Task requirements: Beginning with the first line, set down every line through the one containing "import * as", exactly as it appears, but not the pictures.

Recorded information:

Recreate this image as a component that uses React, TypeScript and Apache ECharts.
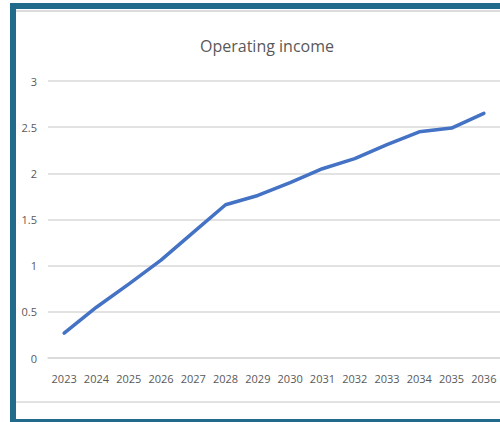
import React, { useEffect, useRef } from "react";
import * as echarts from "echarts";

const years = ["2023", "2024", "2025", "2026", "2027", "2028", "2029", "2030", "2031", "2032", "2033", "2034", "2035", "2036"];
const operatingIncome = [0.27, 0.55, 0.8, 1.06, 1.36, 1.66, 1.76, 1.9, 2.05, 2.16, 2.31, 2.45, 2.49, 2.65];
const chartTitle = "Operating income";

export default function App() {
  const ref = useRef<HTMLDivElement>(null);
  useEffect(() => {
    if (!ref.current) return;
    const chart = echarts.init(ref.current, undefined, { renderer: "svg" });
    const frame = "#226a8b";
    chart.setOption({
      animation: false,
      backgroundColor: "#ffffff",
      title: {
        text: chartTitle,
        left: 262,
        textAlign: "center",
        top: 33,
        textStyle: { fontFamily: "Open Sans", fontSize: 16, fontWeight: "normal", color: "#595959" },
      },
      grid: { left: 48, right: 0, top: 81, bottom: 64 },
      xAxis: {
        type: "category",
        data: years,
        boundaryGap: true,
        axisLine: { show: true, lineStyle: { color: "#d9d9d9", width: 1.5 } },
        axisTick: { show: false },
        axisLabel: { color: "#595959", fontFamily: "Open Sans", fontSize: 11, margin: 15, interval: 0 },
      },
      yAxis: {
        type: "value",
        min: 0,
        max: 3,
        interval: 0.5,
        axisLine: { show: false },
        axisTick: { show: false },
        splitLine: { lineStyle: { color: "#d9d9d9", width: 1.5 } },
        axisLabel: { color: "#595959", fontFamily: "Open Sans", fontSize: 11, margin: 11 },
      },
      series: [
        {
          type: "line",
          data: operatingIncome,
          symbol: "none",
          lineStyle: { color: "#4472c4", width: 3.5, cap: "round", join: "round" },
        },
      ],
      graphic: [
        { type: "rect", shape: { x: 10, y: 3, width: 490, height: 6 }, style: { fill: frame } },
        { type: "rect", shape: { x: 10, y: 3, width: 6, height: 419 }, style: { fill: frame } },
        { type: "rect", shape: { x: 10, y: 419, width: 490, height: 3 }, style: { fill: frame } },
        { type: "line", shape: { x1: 16, y1: 11, x2: 500, y2: 11 }, style: { stroke: "#dcdcdc", lineWidth: 2 } },
        { type: "line", shape: { x1: 16, y1: 402, x2: 500, y2: 402 }, style: { stroke: "#d9d9d9", lineWidth: 1.5 } },
      ],
    });
    return () => chart.dispose();
  }, []);
  return <div ref={ref} style={{ position: "fixed", left: 0, top: 0, width: 500, height: 422 }} />;
}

Exercise response:
Recreate this image as a component that uses React, TypeScript and Apache ECharts.
import React, { useEffect, useRef } from "react";
import * as echarts from "echarts";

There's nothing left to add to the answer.